**The request**
Copy exactly the lines from the start of the material through the line with "which accounted for". Pictures stay out of the copy.

**Data**
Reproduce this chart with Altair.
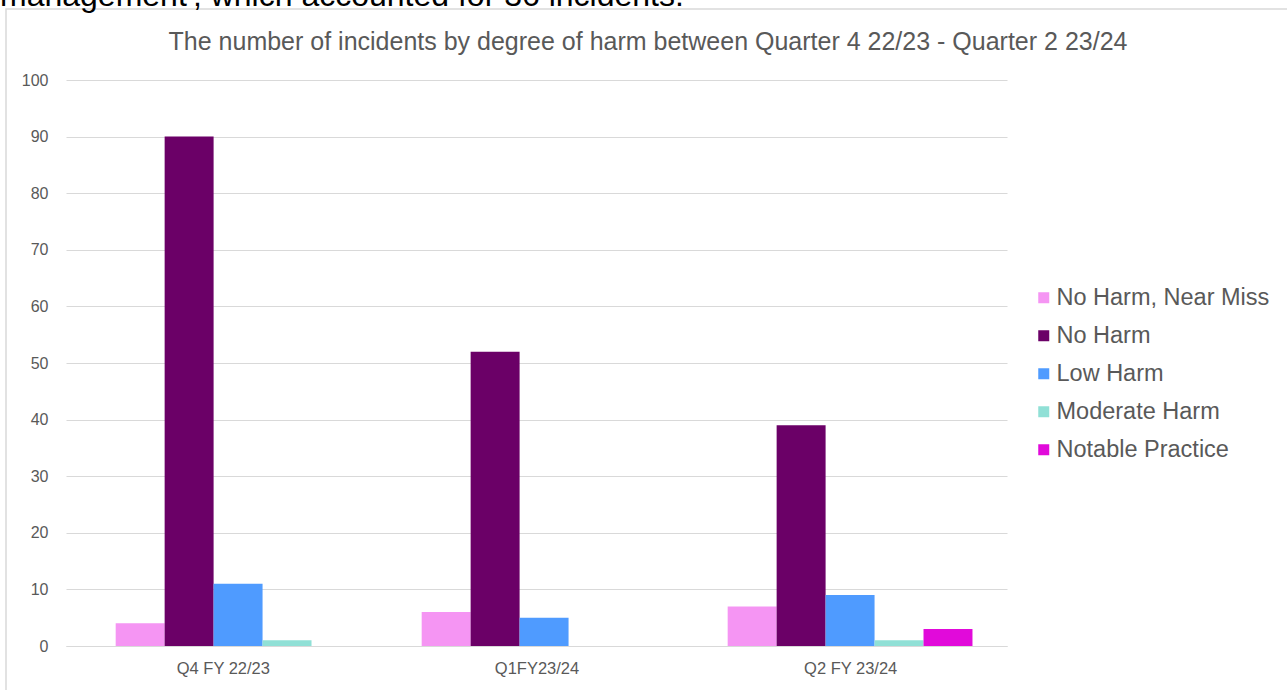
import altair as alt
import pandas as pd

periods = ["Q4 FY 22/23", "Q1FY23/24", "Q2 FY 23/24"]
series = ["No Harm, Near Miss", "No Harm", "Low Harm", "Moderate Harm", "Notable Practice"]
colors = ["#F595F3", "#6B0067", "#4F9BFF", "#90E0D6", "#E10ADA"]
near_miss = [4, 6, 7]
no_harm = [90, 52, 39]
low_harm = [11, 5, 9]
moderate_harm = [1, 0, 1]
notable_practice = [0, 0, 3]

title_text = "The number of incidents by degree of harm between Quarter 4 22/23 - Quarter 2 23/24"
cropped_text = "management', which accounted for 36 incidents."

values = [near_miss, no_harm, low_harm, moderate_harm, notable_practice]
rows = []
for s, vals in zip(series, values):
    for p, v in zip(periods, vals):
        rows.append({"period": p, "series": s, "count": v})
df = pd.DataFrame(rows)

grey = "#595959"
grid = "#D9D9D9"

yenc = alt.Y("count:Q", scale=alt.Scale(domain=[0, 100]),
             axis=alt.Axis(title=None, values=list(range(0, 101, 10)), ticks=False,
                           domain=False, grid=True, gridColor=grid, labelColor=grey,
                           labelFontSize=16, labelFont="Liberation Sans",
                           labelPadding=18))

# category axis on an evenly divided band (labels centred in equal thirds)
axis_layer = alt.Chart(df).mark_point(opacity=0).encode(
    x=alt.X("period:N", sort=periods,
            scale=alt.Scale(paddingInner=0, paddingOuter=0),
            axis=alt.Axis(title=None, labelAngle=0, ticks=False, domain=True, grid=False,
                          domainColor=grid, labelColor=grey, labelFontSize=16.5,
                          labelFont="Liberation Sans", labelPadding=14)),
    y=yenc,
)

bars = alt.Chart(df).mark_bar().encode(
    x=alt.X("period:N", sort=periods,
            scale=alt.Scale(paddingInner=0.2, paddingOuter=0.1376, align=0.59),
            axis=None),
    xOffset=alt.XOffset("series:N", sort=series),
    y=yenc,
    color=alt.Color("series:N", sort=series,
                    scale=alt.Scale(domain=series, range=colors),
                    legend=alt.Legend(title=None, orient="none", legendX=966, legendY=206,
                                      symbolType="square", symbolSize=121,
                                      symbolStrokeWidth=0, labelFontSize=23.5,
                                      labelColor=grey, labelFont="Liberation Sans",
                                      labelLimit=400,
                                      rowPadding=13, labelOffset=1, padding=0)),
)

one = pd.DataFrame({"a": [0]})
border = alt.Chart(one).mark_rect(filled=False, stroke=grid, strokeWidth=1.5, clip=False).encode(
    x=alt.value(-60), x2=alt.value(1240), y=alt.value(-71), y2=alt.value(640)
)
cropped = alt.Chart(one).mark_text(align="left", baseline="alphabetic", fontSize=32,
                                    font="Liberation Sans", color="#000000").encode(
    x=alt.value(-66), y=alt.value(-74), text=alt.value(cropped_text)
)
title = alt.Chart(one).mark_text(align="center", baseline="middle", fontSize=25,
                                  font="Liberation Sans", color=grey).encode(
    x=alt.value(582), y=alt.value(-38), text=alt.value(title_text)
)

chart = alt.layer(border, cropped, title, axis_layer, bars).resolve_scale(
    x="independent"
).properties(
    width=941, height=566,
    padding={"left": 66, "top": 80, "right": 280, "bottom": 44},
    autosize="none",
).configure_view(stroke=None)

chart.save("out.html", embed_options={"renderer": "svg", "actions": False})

**Reply**
Reproduce this chart with Altair.
import altair as alt
import pandas as pd

periods = ["Q4 FY 22/23", "Q1FY23/24", "Q2 FY 23/24"]
series = ["No Harm, Near Miss", "No Harm", "Low Harm", "Moderate Harm", "Notable Practice"]
colors = ["#F595F3", "#6B0067", "#4F9BFF", "#90E0D6", "#E10ADA"]
near_miss = [4, 6, 7]
no_harm = [90, 52, 39]
low_harm = [11, 5, 9]
moderate_harm = [1, 0, 1]
notable_practice = [0, 0, 3]

title_text = "The number of incidents by degree of harm between Quarter 4 22/23 - Quarter 2 23/24"
cropped_text = "management', which accounted for 36 incidents."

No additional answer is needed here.